DEEP Deputy Commissioner for Energy Mary Sotos said climate change drives the move to electrify heating to reduce GHG emissions, but the use of lower carbon content biofuels also provides opportunities to improve energy efficiency.
“One limitation on reaching the state’s GHG emissions target is how we measure biofuel,” Sotos said, noting that the advantages of biofuel lie in reduced emissions over the lifecycle, while the EPA tools her state uses only reduce emissions at the point of combustion.
“In the near term, unless we change those methodologies significantly, we wouldn’t necessarily get to claim credit for any changes made there,” she said.
Sotos’ remarks set the table for Chris Herb, president of the Connecticut Energy Marketers Association, a statewide group of fuel oil dealers, who said, “Forget everything you think you know about heating oil.”
On July 1, all New England states mandated the use of ultra-low sulfur heating oil, with a maximum sulfur content of 15 ppm, a 97% reduction from the previous standard, he said. The new fuels, mixed with 7% biodiesel on average, mean particulate emissions are reduced by 80%, nitrous oxide by 10% and CO2 by 2%.

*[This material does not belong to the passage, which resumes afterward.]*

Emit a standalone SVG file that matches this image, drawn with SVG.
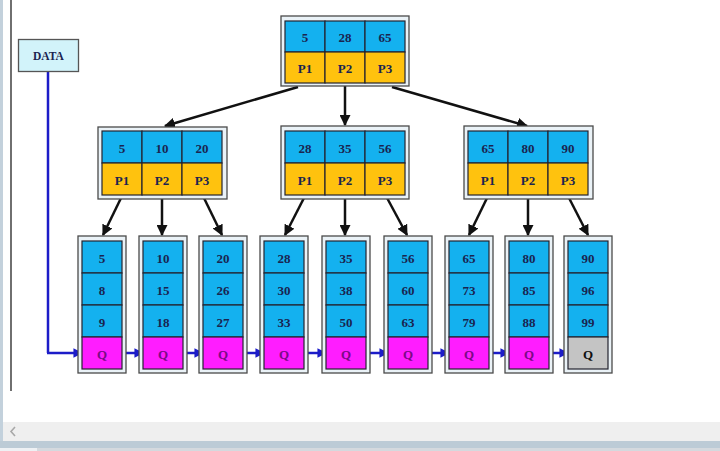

With biodiesel added, heating oil is no longer the fuel that people are used to, Herb said.
“It’s cleaner than natural gas,” Herb said, showing a slide comparing the 20-year atmospheric lifecycles of natural gas versus ultra-low sulfur heating oil, which his trade group is trying to rebrand as “Bioheat.”
Heat Pumps
Ronald Araujo, energy efficiency manager for Eversource, said heat pumps provide excellent benefits, given the right situation.
“Ground source heat pumps are very efficient,” Araujo said. “It doesn’t generate heat — it moves heat from place to place — but one disadvantage is it needs some external source to work with.”
Ground source heat pumps are more efficient than air source heat pumps because the temperature of the ground is relatively stable (about 50 degrees Fahrenheit), while the air temperature in New England can range from below zero to 100 with high humidity, either of which compromise efficiency.
“The reason heat pumps are so important is that they reduce emissions. They reduce emissions today, and they will also do it as the electricity sector continues to get cleaner,” said Emily Lewis O’Brien, Acadia Center senior policy analyst. “This is an important part of the equation … but you can’t do it with heat pumps alone.”
O’Brien emphasized that in order to meet renewable energy goals, it would be relatively “simple” to bring all six states in New England, plus New York, into matching best practices in every area, from electric vehicle promotion, to solar development, to heating electrification and energy efficiency.
“And it’s important to align state incentive programs across the region, to make sure we’re all swimming in the same direction,” O’Brien said.
Fuel Security
Anne George, ISO-NE vice president for external affairs, highlighted recent developments at the RTO, particularly regarding fuel security and the issue of the difficulty of obtaining natural gas supplies during the region’s winter peak.
FERC in July tentatively accepted a cost-of-service agreement between ISO-NE and Exelon for Mystic Generating Station Units 8 and 9, ordering an expedited hearing process on unresolved issues related to cost justification (ER18-1639). The agreement would allow the gas-fired units in Massachusetts an annual fixed revenue requirement of almost $219 million for capacity commitment period 2022/23 and nearly $187 million for 2023/24. (See FERC Advances Mystic Cost-of-Service Agreement.)
“They did agree with how we were approaching the fuel security risk analysis, but they did not go along with us doing this outside of our typical Tariff language,” George said.
Elizabeth Mahony, of the Massachusetts attorney general’s office, spoke for her boss, Deputy Chief of the Energy and Environment Bureau — and CLG Coordinating Committee Chair — Rebecca Tepper, who was busy dealing with issues related to the multiple gas line explosions in the Merrimack Valley near Boston the previous week.
Mahony highlighted the election of a new Coordinating Committee at the next CLG meeting, to be held in Boston on Dec. 6. “Any CLG member who is an electricity end user, or directly represents ratepayers, or is a member of a consumer organization, or is a government consumer or ratepayer advocate is eligible to serve on the Coordinating Committee,” she said.